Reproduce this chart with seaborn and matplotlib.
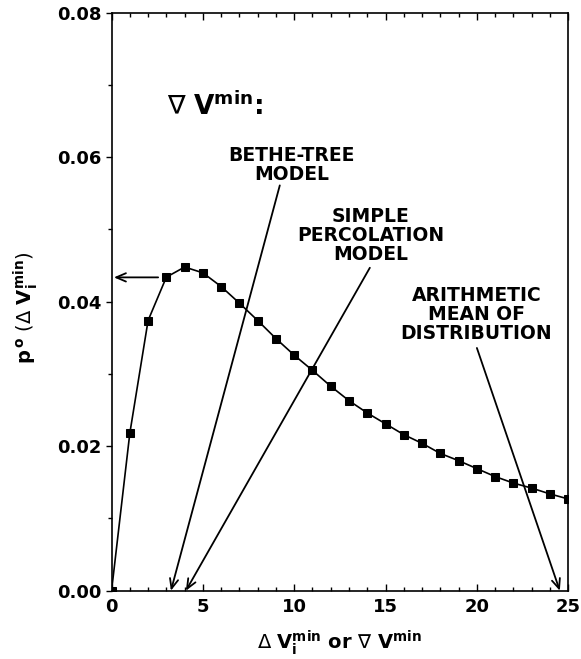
import matplotlib
matplotlib.use("Agg")
import matplotlib.pyplot as plt
import seaborn as sns
import pandas as pd
from matplotlib.ticker import MultipleLocator, FormatStrFormatter

# ---- data ----
dv_min = list(range(0, 26))
p0 = [0.0, 0.0218, 0.0374, 0.0434, 0.0448, 0.0440, 0.0421, 0.0398, 0.0374,
      0.0349, 0.0326, 0.0305, 0.0283, 0.0263, 0.0246, 0.0231, 0.0216, 0.0204,
      0.0190, 0.0180, 0.0169, 0.0158, 0.0149, 0.0142, 0.0134, 0.0127]

x_ticks = [0, 5, 10, 15, 20, 25]
y_ticks = [0.00, 0.02, 0.04, 0.06, 0.08]

labels = ["BETHE-TREE\nMODEL", "SIMPLE\nPERCOLATION\nMODEL",
          "ARITHMETIC\nMEAN OF\nDISTRIBUTION"]
label_pos = [(9.87, 0.0589), (14.19, 0.0492), (19.98, 0.0383)]
arrow_from = [(9.21, 0.0561), (14.14, 0.0447), (20.0, 0.0336), (2.55, 0.04337)]
arrow_to = [(3.25, 0.0), (4.07, 0.0), (24.54, 0.0), (0.13, 0.04337)]

df = pd.DataFrame({"x": dv_min, "y": p0})

sns.set_style("ticks")
plt.rcParams["font.family"] = ["DejaVu Sans"]
plt.rcParams["mathtext.fontset"] = "dejavusans"
plt.rcParams["text.color"] = "black"
plt.rcParams["axes.labelcolor"] = "black"
plt.rcParams["xtick.color"] = "black"
plt.rcParams["ytick.color"] = "black"

fig = plt.figure(figsize=(5.81, 6.59), dpi=100)
ax = fig.add_axes([0.192, 0.1036, 0.978 - 0.192, 0.9807 - 0.1036])

sns.lineplot(data=df, x="x", y="y", ax=ax, color="black", lw=1.2,
             marker="s", markersize=6, markeredgecolor="black",
             markerfacecolor="black")

ax.set_xlim(0, 25)
ax.set_ylim(0, 0.08)
ax.set_xticks(x_ticks)
ax.set_yticks(y_ticks)
ax.xaxis.set_minor_locator(MultipleLocator(1))
ax.yaxis.set_minor_locator(MultipleLocator(0.01))
ax.yaxis.set_major_formatter(FormatStrFormatter("%.2f"))

for s in ax.spines.values():
    s.set_visible(True)
    s.set_color("black")
    s.set_linewidth(1.2)

ax.tick_params(axis="x", which="both", direction="in", top=True, bottom=True,
               labelsize=13, pad=5, colors="black")
ax.tick_params(axis="x", which="major", length=5, width=1)
ax.tick_params(axis="x", which="minor", length=3, width=1)
ax.tick_params(axis="y", which="both", direction="out", left=True, right=False,
               labelsize=13, pad=3, colors="black")
ax.tick_params(axis="y", which="major", length=4, width=1)
ax.tick_params(axis="y", which="minor", length=3, width=1)
for t in ax.get_xticklabels() + ax.get_yticklabels():
    t.set_fontweight("bold")

ax.set_xlabel(r"$\Delta\ \mathbf{V}_{\mathbf{i}}^{\mathbf{min}}$ or "
              r"$\nabla\ \mathbf{V}^{\mathbf{min}}$",
              fontsize=14, fontweight="bold", labelpad=9, color="black")
ax.set_ylabel(r"$\mathbf{p}^{\,\mathbf{o}}\ (\Delta\ \mathbf{V}_{\mathbf{i}}^{\mathbf{min}})$",
              fontsize=14, fontweight="bold", color="black")
ax.yaxis.set_label_coords(-0.157, 0.49)

ax.text(3.03, 0.0658, r"$\nabla\ \mathbf{V}^{\mathbf{min}}$:", fontsize=19,
        fontweight="bold", ha="left", va="baseline", color="black")

for txt, (tx, ty) in zip(labels, label_pos):
    ax.text(tx, ty, txt, fontsize=13.5, fontweight="bold", ha="center",
            va="center", linespacing=1.0, color="black")

for (x0, y0), (x1, y1) in zip(arrow_from, arrow_to):
    ax.annotate("", xy=(x1, y1), xytext=(x0, y0),
                arrowprops=dict(arrowstyle="->,head_length=0.7,head_width=0.3",
                                lw=1.3, color="black", shrinkA=0, shrinkB=0))

ax.set_facecolor("white")
fig.savefig("out.png", dpi=100, facecolor="white")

####

● **Objective**:
Repeat exactly and only the lines from the start of the data above through the line that holds "0.0190, 0.0180, 0.0169, 0.0158, 0.0149, 0.0142, 0.0134, 0.0127]", inclusive. Pictures do not belong in the copy.

● **Answer to this exercise**:
Reproduce this chart with seaborn and matplotlib.
import matplotlib
matplotlib.use("Agg")
import matplotlib.pyplot as plt
import seaborn as sns
import pandas as pd
from matplotlib.ticker import MultipleLocator, FormatStrFormatter

# ---- data ----
dv_min = list(range(0, 26))
p0 = [0.0, 0.0218, 0.0374, 0.0434, 0.0448, 0.0440, 0.0421, 0.0398, 0.0374,
      0.0349, 0.0326, 0.0305, 0.0283, 0.0263, 0.0246, 0.0231, 0.0216, 0.0204,
      0.0190, 0.0180, 0.0169, 0.0158, 0.0149, 0.0142, 0.0134, 0.0127]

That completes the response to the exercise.